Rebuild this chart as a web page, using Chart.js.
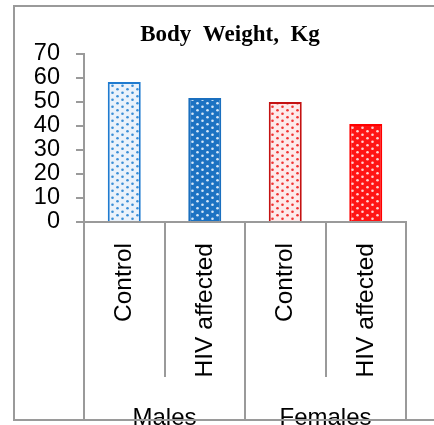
<!DOCTYPE html>
<html>
<head>
<meta charset="utf-8">
<script src="https://cdn.jsdelivr.net/npm/chart.js@4"></script>
<style>
html,body{margin:0;padding:0;background:#fff;}
#wrap{width:434px;height:425px;position:relative;}
</style>
</head>
<body>
<div id="wrap"><canvas id="c" width="434" height="425"></canvas></div>
<script>
// ---- data ----
const categories = ['Control', 'HIV affected', 'Control', 'HIV affected'];
const groups = ['Males', 'Females'];
const groupSizes = [2, 2];
const values = [58.3, 51.7, 50.0, 40.8];
const yTicks = [0, 10, 20, 30, 40, 50, 60, 70];
const chartTitle = 'Body  Weight,  Kg';

// ---- styles ----
const GRID = '#9a9a9a';
function makePattern(bg, dot) {
  const c = document.createElement('canvas');
  c.width = 10; c.height = 7;
  const g = c.getContext('2d');
  g.fillStyle = bg; g.fillRect(0, 0, 10, 7);
  g.fillStyle = dot;
  g.beginPath(); g.arc(2.5, 1.75, 1.3, 0, Math.PI * 2); g.fill();
  g.beginPath(); g.arc(7.5, 5.25, 1.3, 0, Math.PI * 2); g.fill();
  return g.createPattern(c, 'repeat');
}
const fills = [
  makePattern('#eaf2fb', '#3b8ed6'),
  makePattern('#1c72c2', '#d6e7f8'),
  makePattern('#fdeaea', '#f03434'),
  makePattern('#ff1414', '#ffd2d2')
];
const borders = ['#1f7bd0', '#1a6fbf', '#c41212', '#ff0000'];

const decor = {
  id: 'decor',
  afterLayout(chart) {
    const t = chart.titleBlock;
    if (t) { t.left = 54; t.right = 406; t.width = 352; }
  },
  afterDraw(chart) {
    const ctx = chart.ctx;
    const xs = chart.scales.x;
    const n = categories.length;
    const step = (xs.getPixelForValue(1) - xs.getPixelForValue(0));
    const bottomY = 420;
    const innerBottom = 377;
    const axisY = xs.top;
    ctx.save();
    ctx.strokeStyle = GRID;
    ctx.lineWidth = 2;
    // group labels
    ctx.fillStyle = '#000';
    ctx.font = '24px "Liberation Sans", Arial, sans-serif';
    ctx.textAlign = 'center';
    ctx.textBaseline = 'alphabetic';
    let idx = 0;
    const outer = [0];
    groups.forEach((gname, gi) => {
      const start = idx, end = idx + groupSizes[gi] - 1;
      const cx = (xs.getPixelForValue(start) + xs.getPixelForValue(end)) / 2;
      ctx.fillText(gname, cx, 425);
      idx += groupSizes[gi];
      outer.push(idx);
    });
    // dividers
    for (let i = 0; i <= n; i++) {
      const x = Math.round(xs.getPixelForValue(i) - step / 2);
      const isOuter = outer.includes(i);
      ctx.beginPath();
      ctx.moveTo(x, axisY);
      ctx.lineTo(x, isOuter ? bottomY : innerBottom);
      ctx.stroke();
    }
    // outer frame
    ctx.beginPath();
    ctx.moveTo(440, 6);
    ctx.lineTo(14, 6);
    ctx.lineTo(14, bottomY);
    ctx.lineTo(440, bottomY);
    ctx.stroke();
    ctx.restore();
  }
};

new Chart(document.getElementById('c'), {
  type: 'bar',
  data: {
    labels: categories,
    datasets: [{
      data: values,
      backgroundColor: fills,
      borderColor: borders,
      borderWidth: 2,
      barPercentage: 0.41,
      categoryPercentage: 1.0
    }]
  },
  options: {
    responsive: false,
    animation: false,
    devicePixelRatio: 1,
    layout: { padding: { left: 0, right: 28, top: 0, bottom: 0 } },
    plugins: {
      legend: { display: false },
      tooltip: { enabled: false },
      title: {
        display: true,
        text: chartTitle,
        color: '#000',
        font: { family: '"Liberation Serif", "Times New Roman", serif', size: 23, weight: 'bold', lineHeight: 1.2 },
        padding: { top: 21, bottom: 5.4 }
      }
    },
    scales: {
      x: {
        offset: true,
        grid: { display: false, drawTicks: false, offset: true },
        border: { display: true, color: GRID, width: 2 },
        ticks: {
          autoSkip: false, minRotation: 90, maxRotation: 90,
          padding: 21, color: '#000',
          font: { family: '"Liberation Sans", Arial, sans-serif', size: 24.5 }
        },
        afterFit(s) { s.height = 203; }
      },
      y: {
        min: 0, max: 70,
        afterBuildTicks(s) { s.ticks = yTicks.map(v => ({ value: v })); },
        grid: { drawOnChartArea: false, drawTicks: true, tickLength: 8, color: GRID, lineWidth: 2 },
        border: { display: true, color: GRID, width: 2 },
        ticks: {
          autoSkip: false,
          padding: 16, color: '#000',
          font: { family: '"Liberation Sans", Arial, sans-serif', size: 23.5 }
        },
        afterFit(s) { s.width = 84; }
      }
    }
  },
  plugins: [decor]
});
</script>
</body>
</html>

▶ **JOB**
Make an exact copy of the data, leaving its pictures out.

▶ **WRITTEN SOLUTION**
Rebuild this chart as a web page, using Chart.js.
<!DOCTYPE html>
<html>
<head>
<meta charset="utf-8">
<script src="https://cdn.jsdelivr.net/npm/chart.js@4"></script>
<style>
html,body{margin:0;padding:0;background:#fff;}
#wrap{width:434px;height:425px;position:relative;}
</style>
</head>
<body>
<div id="wrap"><canvas id="c" width="434" height="425"></canvas></div>
<script>
// ---- data ----
const categories = ['Control', 'HIV affected', 'Control', 'HIV affected'];
const groups = ['Males', 'Females'];
const groupSizes = [2, 2];
const values = [58.3, 51.7, 50.0, 40.8];
const yTicks = [0, 10, 20, 30, 40, 50, 60, 70];
const chartTitle = 'Body  Weight,  Kg';

// ---- styles ----
const GRID = '#9a9a9a';
function makePattern(bg, dot) {
  const c = document.createElement('canvas');
  c.width = 10; c.height = 7;
  const g = c.getContext('2d');
  g.fillStyle = bg; g.fillRect(0, 0, 10, 7);
  g.fillStyle = dot;
  g.beginPath(); g.arc(2.5, 1.75, 1.3, 0, Math.PI * 2); g.fill();
  g.beginPath(); g.arc(7.5, 5.25, 1.3, 0, Math.PI * 2); g.fill();
  return g.createPattern(c, 'repeat');
}
const fills = [
  makePattern('#eaf2fb', '#3b8ed6'),
  makePattern('#1c72c2', '#d6e7f8'),
  makePattern('#fdeaea', '#f03434'),
  makePattern('#ff1414', '#ffd2d2')
];
const borders = ['#1f7bd0', '#1a6fbf', '#c41212', '#ff0000'];

const decor = {
  id: 'decor',
  afterLayout(chart) {
    const t = chart.titleBlock;
    if (t) { t.left = 54; t.right = 406; t.width = 352; }
  },
  afterDraw(chart) {
    const ctx = chart.ctx;
    const xs = chart.scales.x;
    const n = categories.length;
    const step = (xs.getPixelForValue(1) - xs.getPixelForValue(0));
    const bottomY = 420;
    const innerBottom = 377;
    const axisY = xs.top;
    ctx.save();
    ctx.strokeStyle = GRID;
    ctx.lineWidth = 2;
    // group labels
    ctx.fillStyle = '#000';
    ctx.font = '24px "Liberation Sans", Arial, sans-serif';
    ctx.textAlign = 'center';
    ctx.textBaseline = 'alphabetic';
    let idx = 0;
    const outer = [0];
    groups.forEach((gname, gi) => {
      const start = idx, end = idx + groupSizes[gi] - 1;
      const cx = (xs.getPixelForValue(start) + xs.getPixelForValue(end)) / 2;
      ctx.fillText(gname, cx, 425);
      idx += groupSizes[gi];
      outer.push(idx);
    });
    // dividers
    for (let i = 0; i <= n; i++) {
      const x = Math.round(xs.getPixelForValue(i) - step / 2);
      const isOuter = outer.includes(i);
      ctx.beginPath();
      ctx.moveTo(x, axisY);
      ctx.lineTo(x, isOuter ? bottomY : innerBottom);
      ctx.stroke();
    }
    // outer frame
    ctx.beginPath();
    ctx.moveTo(440, 6);
    ctx.lineTo(14, 6);
    ctx.lineTo(14, bottomY);
    ctx.lineTo(440, bottomY);
    ctx.stroke();
    ctx.restore();
  }
};

new Chart(document.getElementById('c'), {
  type: 'bar',
  data: {
    labels: categories,
    datasets: [{
      data: values,
      backgroundColor: fills,
      borderColor: borders,
      borderWidth: 2,
      barPercentage: 0.41,
      categoryPercentage: 1.0
    }]
  },
  options: {
    responsive: false,
    animation: false,
    devicePixelRatio: 1,
    layout: { padding: { left: 0, right: 28, top: 0, bottom: 0 } },
    plugins: {
      legend: { display: false },
      tooltip: { enabled: false },
      title: {
        display: true,
        text: chartTitle,
        color: '#000',
        font: { family: '"Liberation Serif", "Times New Roman", serif', size: 23, weight: 'bold', lineHeight: 1.2 },
        padding: { top: 21, bottom: 5.4 }
      }
    },
    scales: {
      x: {
        offset: true,
        grid: { display: false, drawTicks: false, offset: true },
        border: { display: true, color: GRID, width: 2 },
        ticks: {
          autoSkip: false, minRotation: 90, maxRotation: 90,
          padding: 21, color: '#000',
          font: { family: '"Liberation Sans", Arial, sans-serif', size: 24.5 }
        },
        afterFit(s) { s.height = 203; }
      },
      y: {
        min: 0, max: 70,
        afterBuildTicks(s) { s.ticks = yTicks.map(v => ({ value: v })); },
        grid: { drawOnChartArea: false, drawTicks: true, tickLength: 8, color: GRID, lineWidth: 2 },
        border: { display: true, color: GRID, width: 2 },
        ticks: {
          autoSkip: false,
          padding: 16, color: '#000',
          font: { family: '"Liberation Sans", Arial, sans-serif', size: 23.5 }
        },
        afterFit(s) { s.width = 84; }
      }
    }
  },
  plugins: [decor]
});
</script>
</body>
</html>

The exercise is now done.